--- Start of Material ---
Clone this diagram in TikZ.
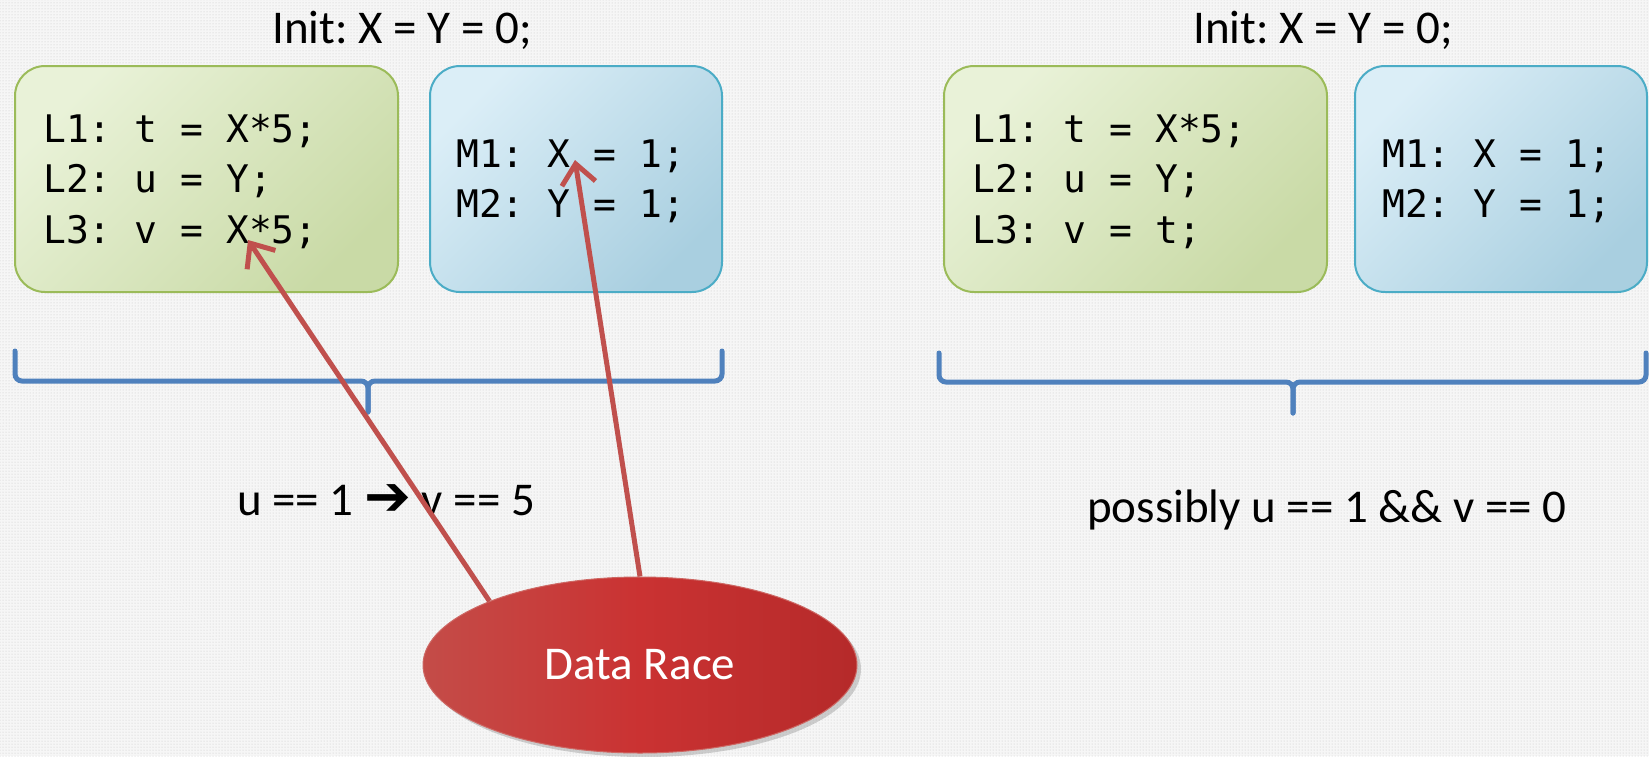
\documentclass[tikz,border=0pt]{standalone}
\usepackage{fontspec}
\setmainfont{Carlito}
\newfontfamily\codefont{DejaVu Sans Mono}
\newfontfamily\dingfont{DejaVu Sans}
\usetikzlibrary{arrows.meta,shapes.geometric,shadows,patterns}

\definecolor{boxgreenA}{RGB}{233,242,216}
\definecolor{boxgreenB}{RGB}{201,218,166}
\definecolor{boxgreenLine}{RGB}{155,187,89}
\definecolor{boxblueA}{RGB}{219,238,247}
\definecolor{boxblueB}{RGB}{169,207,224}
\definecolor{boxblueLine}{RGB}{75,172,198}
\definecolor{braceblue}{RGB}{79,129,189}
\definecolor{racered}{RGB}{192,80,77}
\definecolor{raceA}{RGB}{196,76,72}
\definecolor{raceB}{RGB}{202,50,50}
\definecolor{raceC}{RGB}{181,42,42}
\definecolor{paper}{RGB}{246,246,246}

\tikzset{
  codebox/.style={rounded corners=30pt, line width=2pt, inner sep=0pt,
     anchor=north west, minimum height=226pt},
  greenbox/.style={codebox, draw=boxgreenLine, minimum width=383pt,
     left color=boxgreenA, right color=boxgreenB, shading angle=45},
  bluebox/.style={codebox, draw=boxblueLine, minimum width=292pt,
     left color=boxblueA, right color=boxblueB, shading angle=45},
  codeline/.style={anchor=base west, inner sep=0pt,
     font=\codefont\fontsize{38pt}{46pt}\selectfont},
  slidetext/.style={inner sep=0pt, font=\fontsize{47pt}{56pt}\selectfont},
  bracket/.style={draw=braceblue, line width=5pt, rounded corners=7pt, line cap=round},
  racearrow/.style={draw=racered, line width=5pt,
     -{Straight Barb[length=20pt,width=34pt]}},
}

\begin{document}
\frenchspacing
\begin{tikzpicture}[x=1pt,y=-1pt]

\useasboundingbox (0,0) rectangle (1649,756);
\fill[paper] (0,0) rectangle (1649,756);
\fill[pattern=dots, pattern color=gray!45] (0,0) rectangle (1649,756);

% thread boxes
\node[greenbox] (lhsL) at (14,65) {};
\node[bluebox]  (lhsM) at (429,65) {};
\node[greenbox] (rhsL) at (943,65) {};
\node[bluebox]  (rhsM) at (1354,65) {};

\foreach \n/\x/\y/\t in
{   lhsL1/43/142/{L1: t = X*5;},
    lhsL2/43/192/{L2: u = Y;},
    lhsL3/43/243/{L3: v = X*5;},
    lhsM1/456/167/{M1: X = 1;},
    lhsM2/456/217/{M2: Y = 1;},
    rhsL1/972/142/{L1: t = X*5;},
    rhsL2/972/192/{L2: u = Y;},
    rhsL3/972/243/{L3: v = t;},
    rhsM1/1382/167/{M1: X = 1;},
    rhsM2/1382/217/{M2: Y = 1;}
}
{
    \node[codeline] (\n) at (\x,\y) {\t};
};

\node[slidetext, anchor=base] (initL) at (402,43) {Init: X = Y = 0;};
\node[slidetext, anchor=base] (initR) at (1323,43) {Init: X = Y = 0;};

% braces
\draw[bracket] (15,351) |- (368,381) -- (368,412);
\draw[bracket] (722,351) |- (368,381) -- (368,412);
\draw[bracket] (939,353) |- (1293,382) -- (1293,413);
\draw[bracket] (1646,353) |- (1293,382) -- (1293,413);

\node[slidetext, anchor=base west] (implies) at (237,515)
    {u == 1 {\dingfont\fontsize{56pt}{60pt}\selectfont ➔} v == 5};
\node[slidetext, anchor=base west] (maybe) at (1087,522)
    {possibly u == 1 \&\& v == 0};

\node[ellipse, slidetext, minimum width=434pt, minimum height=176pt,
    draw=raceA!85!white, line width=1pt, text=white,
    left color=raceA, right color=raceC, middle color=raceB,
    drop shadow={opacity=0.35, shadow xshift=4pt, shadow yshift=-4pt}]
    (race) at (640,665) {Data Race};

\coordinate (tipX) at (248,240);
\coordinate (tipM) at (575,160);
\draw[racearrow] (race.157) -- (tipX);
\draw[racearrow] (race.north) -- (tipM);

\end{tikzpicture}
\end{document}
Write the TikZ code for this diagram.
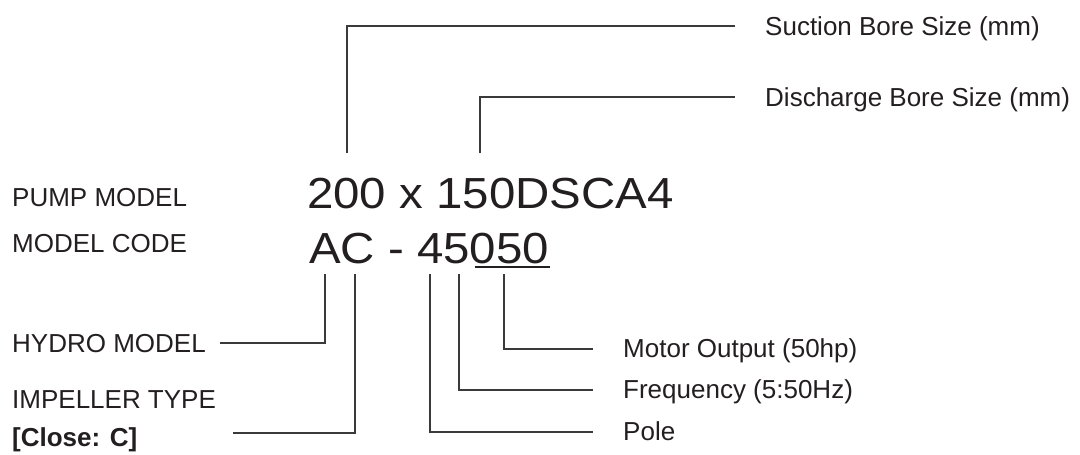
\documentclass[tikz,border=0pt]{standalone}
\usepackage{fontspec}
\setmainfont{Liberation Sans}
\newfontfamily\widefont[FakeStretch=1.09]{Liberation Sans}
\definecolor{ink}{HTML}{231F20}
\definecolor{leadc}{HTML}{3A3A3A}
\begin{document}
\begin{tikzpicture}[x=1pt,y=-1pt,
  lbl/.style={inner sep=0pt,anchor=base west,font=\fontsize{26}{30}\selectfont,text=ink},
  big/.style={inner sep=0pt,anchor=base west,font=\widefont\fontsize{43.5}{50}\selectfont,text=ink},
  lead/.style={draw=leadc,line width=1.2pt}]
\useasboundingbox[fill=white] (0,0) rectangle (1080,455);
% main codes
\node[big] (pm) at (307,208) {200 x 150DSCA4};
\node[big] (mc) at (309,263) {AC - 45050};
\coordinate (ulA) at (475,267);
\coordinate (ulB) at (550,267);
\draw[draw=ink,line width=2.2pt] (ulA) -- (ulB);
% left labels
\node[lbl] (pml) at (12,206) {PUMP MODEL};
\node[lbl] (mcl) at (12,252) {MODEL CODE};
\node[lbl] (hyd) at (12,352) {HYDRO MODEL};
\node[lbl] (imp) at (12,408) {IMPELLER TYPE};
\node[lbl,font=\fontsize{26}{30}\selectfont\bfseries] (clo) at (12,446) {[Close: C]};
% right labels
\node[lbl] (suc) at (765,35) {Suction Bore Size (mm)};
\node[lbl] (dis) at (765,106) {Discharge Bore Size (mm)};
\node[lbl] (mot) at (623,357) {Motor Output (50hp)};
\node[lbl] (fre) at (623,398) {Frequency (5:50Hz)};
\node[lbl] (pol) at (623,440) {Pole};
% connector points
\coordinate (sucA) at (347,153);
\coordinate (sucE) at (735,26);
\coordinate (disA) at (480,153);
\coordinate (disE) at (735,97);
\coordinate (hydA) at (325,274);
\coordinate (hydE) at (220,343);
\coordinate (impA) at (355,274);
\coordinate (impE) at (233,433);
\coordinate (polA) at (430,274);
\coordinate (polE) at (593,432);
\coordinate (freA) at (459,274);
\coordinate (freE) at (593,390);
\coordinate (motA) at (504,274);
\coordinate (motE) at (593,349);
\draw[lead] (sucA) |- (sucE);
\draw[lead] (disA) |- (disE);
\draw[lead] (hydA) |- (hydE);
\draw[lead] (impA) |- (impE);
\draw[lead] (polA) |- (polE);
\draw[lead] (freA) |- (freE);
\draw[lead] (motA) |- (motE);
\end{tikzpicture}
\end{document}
--- End of Material ---
Work required: Copy whichever lines in the listing above contain the word "diagram".

Result:
Clone this diagram in TikZ.
Write the TikZ code for this diagram.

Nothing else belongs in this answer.